В Поти мы приехали на другой день утром, и женщина, севшая рядом с нами на его место, предложила мне выйти, обещав поберечь мои вещи вместе со своими. Мы с сыном спустились на берег, выпили газированной воды с сиропом — это было первое появление газированной воды с начала революции, и вообще газированная вода была неотъемлемым преимуществом Кавказа, где местные жители пили ее с особым восторгом. В Поти было жарко, душно и сыро. Море было под рукой, и я захотела выкупаться. Мы бродили по шумному, говорливому и торговому городку, где что-то продавали или покупали, и наконец нам показалось, что мы нашли уголок, напоминающий коктебельский пляж. Мы попробовали войти в воду, но дно под нашими ногами было не твердое и эластичное, чистое и гостеприимное, какое мы знали в Крыму: здесь дно расступалось под ногами, оно затягивало, как трясина, и мы едва освободились от его цепких объятий.

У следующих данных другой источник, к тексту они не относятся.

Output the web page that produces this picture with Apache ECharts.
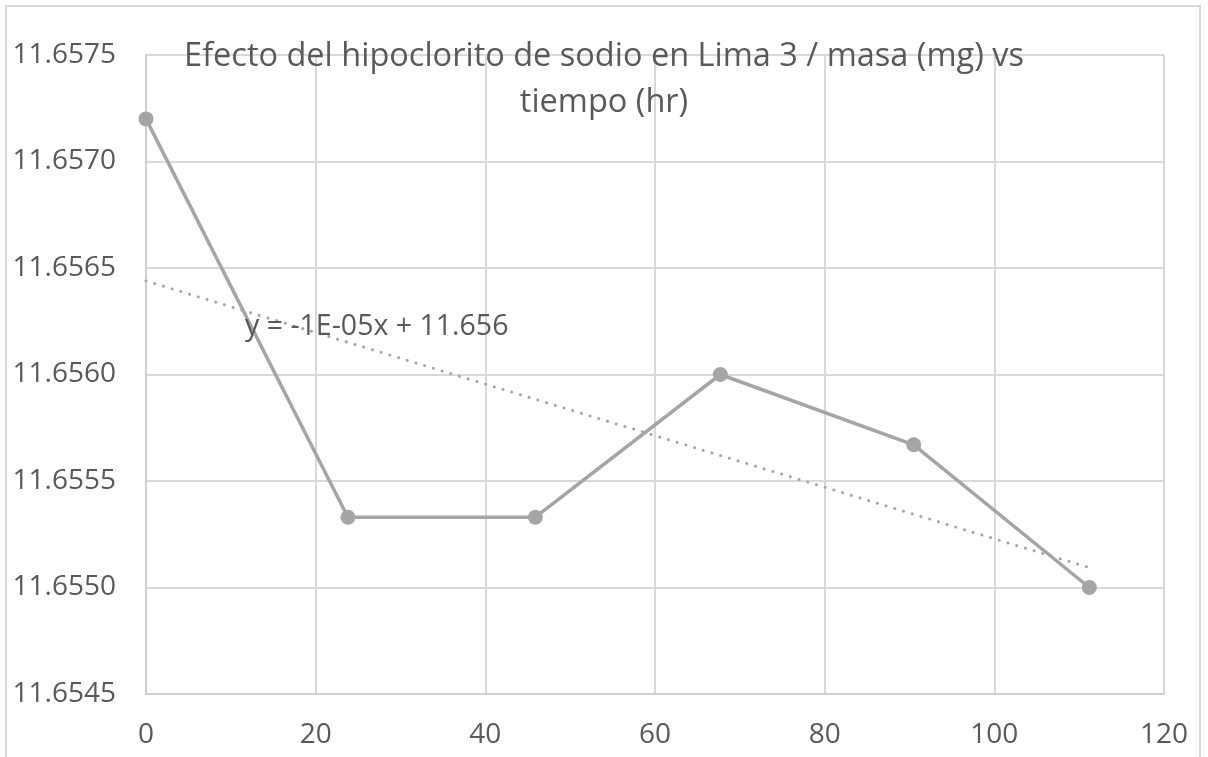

На пароходе мы нашли все в порядке, легли спать в свое время, а наутро прибыли в Батум. Мы немного погуляли, только мельком взглянули на пальмы и олеандры, украшавшие улицы, и пароконная коляска с керосиновыми фонарями отвезла нас на маленький вокзал.
У меня хватило денег на один билет и телеграмму: «Встречайте». До отхода поезда мы просидели на вокзале, с трудом впихнулись в маленькие грязные вагончики, напомнившие мне вагоны далекой Сербии, когда я проезжала еще в 1915 году на пути из Ниша в Белград. Только люди здесь [были] здоровые, веселые, шумные, обожженные солнцем, занятые какими-то своими собственными делами, о которых они переговаривались на весь вагон на непонятном гортанном языке. Добродушные соседи угощали нас вином, расспрашивали о Ленинграде, спрашивали о том, как мы пережили голод, и ужасались, узнав, что у нас нет белых булок.
И вот мы в Тифлисе[645]
. Моя кузина оказалась на даче, и на вокзале нас встречал Миша Ферберг, ее муж. Он объяснил, что живет недалеко, подхватил мой чемодан, и мы двинулись в путь. Дорога длилась довольно долго, мы шли по улицам необыкновенного города, которые то стремительно поднимались вверх, то круто спускались вниз и впадали в широкие проспекты, усаженные тополями, кипарисами, дубами и еще какими-то деревьями, которые, как мне сказали, назывались чинарами.Дома невысокие, по большей части двухэтажные, но просторные, со множеством широких галерей вдоль дворовых фасадов, с широкими балконами на улицу. На всех углах ларьки, обильно и пышно украшенные грудами помидоров, зеленого лука, яблок, персиков, винограда. Пузатые арбузы лежали прямо на земле, а рядом красовались темно-зеленые продолговатые дыни с шероховатой твердой кожей. За ларьками стояли румяные, толстые, чернобровые дяди в белых передниках. Они весело переговаривались с кем-то через улицу, друг с другом, с покупателями. В первых этажах были лавчонки — темноватые на первый взгляд, но оттуда тянуло прохладой и запахом вина.
По широкой улице шел открытый трамвай, состоящий из одного длинного вагона. Он мчался и звонил, а кондуктор ловко перебирался на ходу с одной скамейки на другую по приступке, тянувшейся вдоль всего вагона. Мы еще никогда не видали таких вагонов, и нам даже захотелось прокатиться. Но Миша сказал, что мы уже скоро будем дома, и, дойдя до белого здания, напоминавшего театр, свернул направо и сказал:
— Вот Оперный театр, а это наша Чавчавадзевская улица.